What is expected
Give every line back verbatim, dropping all images.

Data provided

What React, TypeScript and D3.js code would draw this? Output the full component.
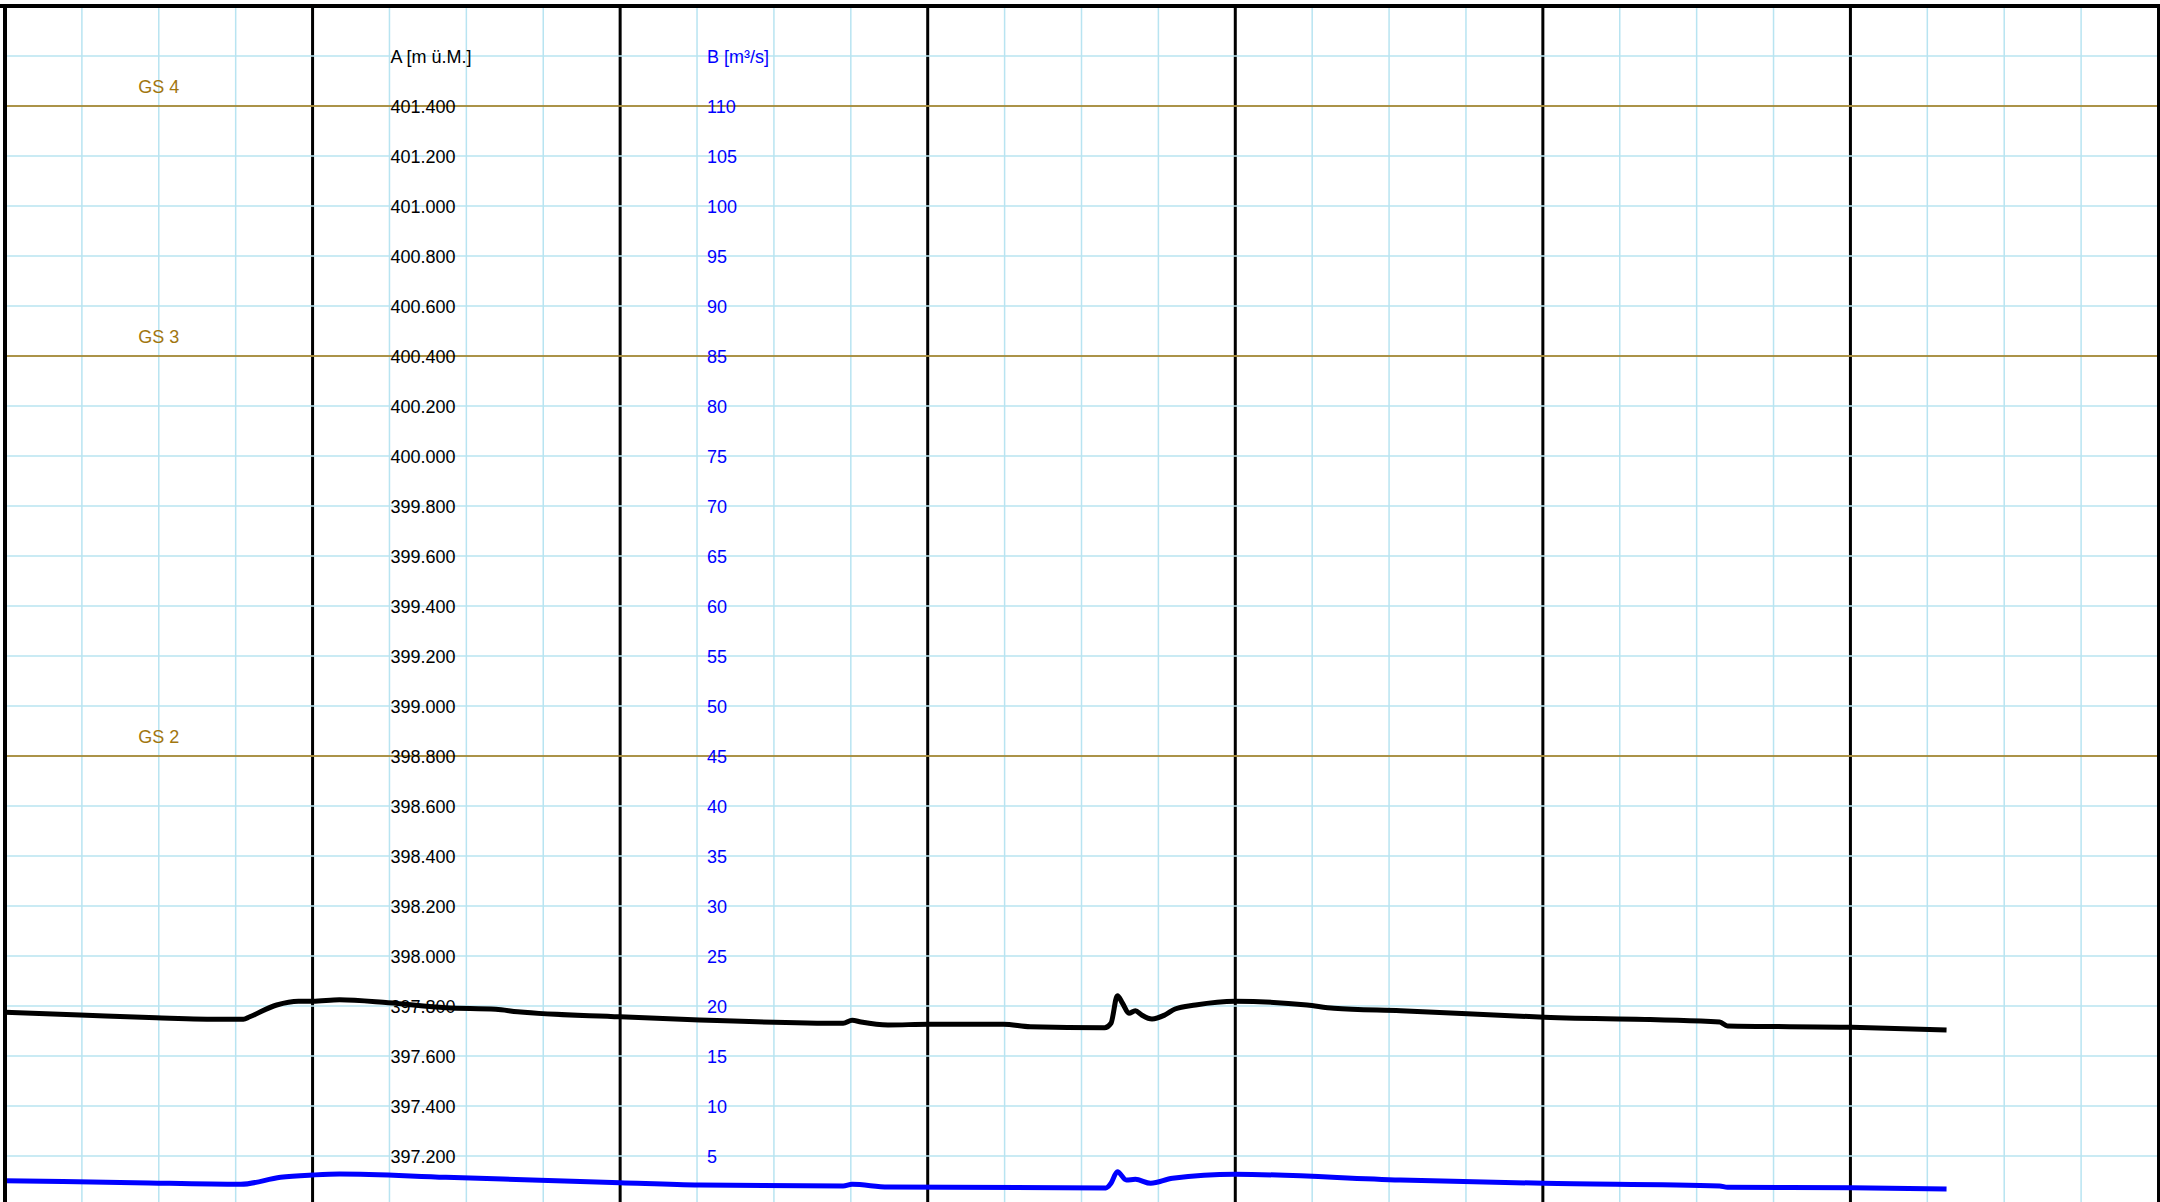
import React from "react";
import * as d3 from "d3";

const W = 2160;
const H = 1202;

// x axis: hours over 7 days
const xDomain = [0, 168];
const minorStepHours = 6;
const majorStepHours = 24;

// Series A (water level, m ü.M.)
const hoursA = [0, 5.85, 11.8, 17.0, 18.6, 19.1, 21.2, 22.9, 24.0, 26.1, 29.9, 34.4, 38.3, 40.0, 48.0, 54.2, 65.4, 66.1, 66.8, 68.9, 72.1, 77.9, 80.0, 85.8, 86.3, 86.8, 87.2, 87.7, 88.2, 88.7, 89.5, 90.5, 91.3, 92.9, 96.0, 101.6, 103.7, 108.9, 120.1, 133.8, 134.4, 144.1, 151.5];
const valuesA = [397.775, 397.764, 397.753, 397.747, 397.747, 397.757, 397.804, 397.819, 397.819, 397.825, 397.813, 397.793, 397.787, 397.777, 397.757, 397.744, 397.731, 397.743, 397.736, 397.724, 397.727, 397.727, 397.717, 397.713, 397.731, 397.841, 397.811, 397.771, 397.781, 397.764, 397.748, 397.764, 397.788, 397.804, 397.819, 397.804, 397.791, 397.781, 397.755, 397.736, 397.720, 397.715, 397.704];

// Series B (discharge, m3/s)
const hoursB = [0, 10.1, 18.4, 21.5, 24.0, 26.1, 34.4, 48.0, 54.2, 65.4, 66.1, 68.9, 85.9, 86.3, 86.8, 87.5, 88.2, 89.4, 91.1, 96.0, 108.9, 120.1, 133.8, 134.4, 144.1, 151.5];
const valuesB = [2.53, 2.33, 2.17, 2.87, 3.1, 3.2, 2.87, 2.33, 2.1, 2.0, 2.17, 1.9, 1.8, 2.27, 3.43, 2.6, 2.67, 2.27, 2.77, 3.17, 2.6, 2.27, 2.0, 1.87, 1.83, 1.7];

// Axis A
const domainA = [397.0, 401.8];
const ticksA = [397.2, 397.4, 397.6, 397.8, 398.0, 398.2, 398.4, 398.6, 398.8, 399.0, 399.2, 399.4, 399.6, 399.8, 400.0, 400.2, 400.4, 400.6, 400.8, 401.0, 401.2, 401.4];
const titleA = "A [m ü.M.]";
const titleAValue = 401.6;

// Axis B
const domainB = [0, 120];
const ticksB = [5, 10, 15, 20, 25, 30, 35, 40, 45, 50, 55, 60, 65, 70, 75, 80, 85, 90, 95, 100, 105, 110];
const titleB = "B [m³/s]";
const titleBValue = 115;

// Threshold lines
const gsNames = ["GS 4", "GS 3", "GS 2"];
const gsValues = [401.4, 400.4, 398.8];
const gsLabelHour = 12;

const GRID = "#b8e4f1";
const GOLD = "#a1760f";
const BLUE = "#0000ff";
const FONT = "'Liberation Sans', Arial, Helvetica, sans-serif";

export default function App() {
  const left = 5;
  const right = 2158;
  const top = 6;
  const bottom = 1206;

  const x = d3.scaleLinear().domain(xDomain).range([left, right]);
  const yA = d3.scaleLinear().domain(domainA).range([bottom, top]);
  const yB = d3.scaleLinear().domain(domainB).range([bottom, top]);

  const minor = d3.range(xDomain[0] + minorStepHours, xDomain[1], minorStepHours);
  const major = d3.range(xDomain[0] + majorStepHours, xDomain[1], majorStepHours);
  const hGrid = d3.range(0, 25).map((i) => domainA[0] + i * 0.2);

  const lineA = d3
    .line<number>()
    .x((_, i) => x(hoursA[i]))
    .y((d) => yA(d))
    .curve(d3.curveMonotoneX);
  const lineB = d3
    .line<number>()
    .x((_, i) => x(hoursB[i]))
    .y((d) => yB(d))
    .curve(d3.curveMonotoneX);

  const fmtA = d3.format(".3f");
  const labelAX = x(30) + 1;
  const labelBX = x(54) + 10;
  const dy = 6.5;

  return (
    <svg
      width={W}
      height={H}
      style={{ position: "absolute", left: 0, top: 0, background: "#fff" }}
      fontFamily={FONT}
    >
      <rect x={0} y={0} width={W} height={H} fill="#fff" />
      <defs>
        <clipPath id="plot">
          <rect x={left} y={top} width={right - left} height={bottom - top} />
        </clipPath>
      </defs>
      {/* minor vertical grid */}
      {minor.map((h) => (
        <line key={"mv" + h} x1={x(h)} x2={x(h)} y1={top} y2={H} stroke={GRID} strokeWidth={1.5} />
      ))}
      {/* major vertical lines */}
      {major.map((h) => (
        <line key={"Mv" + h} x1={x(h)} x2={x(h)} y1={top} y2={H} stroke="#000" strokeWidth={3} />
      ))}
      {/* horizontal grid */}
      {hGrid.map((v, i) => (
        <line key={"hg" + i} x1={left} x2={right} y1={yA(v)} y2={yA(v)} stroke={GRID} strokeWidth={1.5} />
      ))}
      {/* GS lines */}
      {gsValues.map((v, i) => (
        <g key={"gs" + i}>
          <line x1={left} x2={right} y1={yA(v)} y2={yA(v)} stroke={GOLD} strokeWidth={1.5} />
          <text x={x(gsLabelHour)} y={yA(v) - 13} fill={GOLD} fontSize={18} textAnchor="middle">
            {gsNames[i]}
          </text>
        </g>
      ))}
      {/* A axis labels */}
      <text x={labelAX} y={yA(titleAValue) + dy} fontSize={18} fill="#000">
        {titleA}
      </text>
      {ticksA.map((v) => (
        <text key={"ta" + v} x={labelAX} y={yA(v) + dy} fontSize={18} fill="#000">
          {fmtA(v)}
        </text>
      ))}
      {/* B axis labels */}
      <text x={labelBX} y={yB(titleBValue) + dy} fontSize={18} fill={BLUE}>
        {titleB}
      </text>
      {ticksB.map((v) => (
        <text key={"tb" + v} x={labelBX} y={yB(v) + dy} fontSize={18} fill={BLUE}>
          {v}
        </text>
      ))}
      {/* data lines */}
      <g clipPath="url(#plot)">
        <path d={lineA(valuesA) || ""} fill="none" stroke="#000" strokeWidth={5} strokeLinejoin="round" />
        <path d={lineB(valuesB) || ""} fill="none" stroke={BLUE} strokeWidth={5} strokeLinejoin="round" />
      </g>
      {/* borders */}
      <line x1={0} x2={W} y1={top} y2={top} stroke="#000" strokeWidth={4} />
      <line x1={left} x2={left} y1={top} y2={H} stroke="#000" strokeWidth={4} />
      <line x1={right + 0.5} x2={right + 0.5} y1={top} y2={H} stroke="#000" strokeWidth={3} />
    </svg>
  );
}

Solution
What React, TypeScript and D3.js code would draw this? Output the full component.
import React from "react";
import * as d3 from "d3";

const W = 2160;
const H = 1202;

// x axis: hours over 7 days
const xDomain = [0, 168];
const minorStepHours = 6;
const majorStepHours = 24;

// Series A (water level, m ü.M.)
const hoursA = [0, 5.85, 11.8, 17.0, 18.6, 19.1, 21.2, 22.9, 24.0, 26.1, 29.9, 34.4, 38.3, 40.0, 48.0, 54.2, 65.4, 66.1, 66.8, 68.9, 72.1, 77.9, 80.0, 85.8, 86.3, 86.8, 87.2, 87.7, 88.2, 88.7, 89.5, 90.5, 91.3, 92.9, 96.0, 101.6, 103.7, 108.9, 120.1, 133.8, 134.4, 144.1, 151.5];
const valuesA = [397.775, 397.764, 397.753, 397.747, 397.747, 397.757, 397.804, 397.819, 397.819, 397.825, 397.813, 397.793, 397.787, 397.777, 397.757, 397.744, 397.731, 397.743, 397.736, 397.724, 397.727, 397.727, 397.717, 397.713, 397.731, 397.841, 397.811, 397.771, 397.781, 397.764, 397.748, 397.764, 397.788, 397.804, 397.819, 397.804, 397.791, 397.781, 397.755, 397.736, 397.720, 397.715, 397.704];

// Series B (discharge, m3/s)
const hoursB = [0, 10.1, 18.4, 21.5, 24.0, 26.1, 34.4, 48.0, 54.2, 65.4, 66.1, 68.9, 85.9, 86.3, 86.8, 87.5, 88.2, 89.4, 91.1, 96.0, 108.9, 120.1, 133.8, 134.4, 144.1, 151.5];
const valuesB = [2.53, 2.33, 2.17, 2.87, 3.1, 3.2, 2.87, 2.33, 2.1, 2.0, 2.17, 1.9, 1.8, 2.27, 3.43, 2.6, 2.67, 2.27, 2.77, 3.17, 2.6, 2.27, 2.0, 1.87, 1.83, 1.7];

// Axis A
const domainA = [397.0, 401.8];
const ticksA = [397.2, 397.4, 397.6, 397.8, 398.0, 398.2, 398.4, 398.6, 398.8, 399.0, 399.2, 399.4, 399.6, 399.8, 400.0, 400.2, 400.4, 400.6, 400.8, 401.0, 401.2, 401.4];
const titleA = "A [m ü.M.]";
const titleAValue = 401.6;

// Axis B
const domainB = [0, 120];
const ticksB = [5, 10, 15, 20, 25, 30, 35, 40, 45, 50, 55, 60, 65, 70, 75, 80, 85, 90, 95, 100, 105, 110];
const titleB = "B [m³/s]";
const titleBValue = 115;

// Threshold lines
const gsNames = ["GS 4", "GS 3", "GS 2"];
const gsValues = [401.4, 400.4, 398.8];
const gsLabelHour = 12;

const GRID = "#b8e4f1";
const GOLD = "#a1760f";
const BLUE = "#0000ff";
const FONT = "'Liberation Sans', Arial, Helvetica, sans-serif";

export default function App() {
  const left = 5;
  const right = 2158;
  const top = 6;
  const bottom = 1206;

  const x = d3.scaleLinear().domain(xDomain).range([left, right]);
  const yA = d3.scaleLinear().domain(domainA).range([bottom, top]);
  const yB = d3.scaleLinear().domain(domainB).range([bottom, top]);

  const minor = d3.range(xDomain[0] + minorStepHours, xDomain[1], minorStepHours);
  const major = d3.range(xDomain[0] + majorStepHours, xDomain[1], majorStepHours);
  const hGrid = d3.range(0, 25).map((i) => domainA[0] + i * 0.2);

  const lineA = d3
    .line<number>()
    .x((_, i) => x(hoursA[i]))
    .y((d) => yA(d))
    .curve(d3.curveMonotoneX);
  const lineB = d3
    .line<number>()
    .x((_, i) => x(hoursB[i]))
    .y((d) => yB(d))
    .curve(d3.curveMonotoneX);

  const fmtA = d3.format(".3f");
  const labelAX = x(30) + 1;
  const labelBX = x(54) + 10;
  const dy = 6.5;

  return (
    <svg
      width={W}
      height={H}
      style={{ position: "absolute", left: 0, top: 0, background: "#fff" }}
      fontFamily={FONT}
    >
      <rect x={0} y={0} width={W} height={H} fill="#fff" />
      <defs>
        <clipPath id="plot">
          <rect x={left} y={top} width={right - left} height={bottom - top} />
        </clipPath>
      </defs>
      {/* minor vertical grid */}
      {minor.map((h) => (
        <line key={"mv" + h} x1={x(h)} x2={x(h)} y1={top} y2={H} stroke={GRID} strokeWidth={1.5} />
      ))}
      {/* major vertical lines */}
      {major.map((h) => (
        <line key={"Mv" + h} x1={x(h)} x2={x(h)} y1={top} y2={H} stroke="#000" strokeWidth={3} />
      ))}
      {/* horizontal grid */}
      {hGrid.map((v, i) => (
        <line key={"hg" + i} x1={left} x2={right} y1={yA(v)} y2={yA(v)} stroke={GRID} strokeWidth={1.5} />
      ))}
      {/* GS lines */}
      {gsValues.map((v, i) => (
        <g key={"gs" + i}>
          <line x1={left} x2={right} y1={yA(v)} y2={yA(v)} stroke={GOLD} strokeWidth={1.5} />
          <text x={x(gsLabelHour)} y={yA(v) - 13} fill={GOLD} fontSize={18} textAnchor="middle">
            {gsNames[i]}
          </text>
        </g>
      ))}
      {/* A axis labels */}
      <text x={labelAX} y={yA(titleAValue) + dy} fontSize={18} fill="#000">
        {titleA}
      </text>
      {ticksA.map((v) => (
        <text key={"ta" + v} x={labelAX} y={yA(v) + dy} fontSize={18} fill="#000">
          {fmtA(v)}
        </text>
      ))}
      {/* B axis labels */}
      <text x={labelBX} y={yB(titleBValue) + dy} fontSize={18} fill={BLUE}>
        {titleB}
      </text>
      {ticksB.map((v) => (
        <text key={"tb" + v} x={labelBX} y={yB(v) + dy} fontSize={18} fill={BLUE}>
          {v}
        </text>
      ))}
      {/* data lines */}
      <g clipPath="url(#plot)">
        <path d={lineA(valuesA) || ""} fill="none" stroke="#000" strokeWidth={5} strokeLinejoin="round" />
        <path d={lineB(valuesB) || ""} fill="none" stroke={BLUE} strokeWidth={5} strokeLinejoin="round" />
      </g>
      {/* borders */}
      <line x1={0} x2={W} y1={top} y2={top} stroke="#000" strokeWidth={4} />
      <line x1={left} x2={left} y1={top} y2={H} stroke="#000" strokeWidth={4} />
      <line x1={right + 0.5} x2={right + 0.5} y1={top} y2={H} stroke="#000" strokeWidth={3} />
    </svg>
  );
}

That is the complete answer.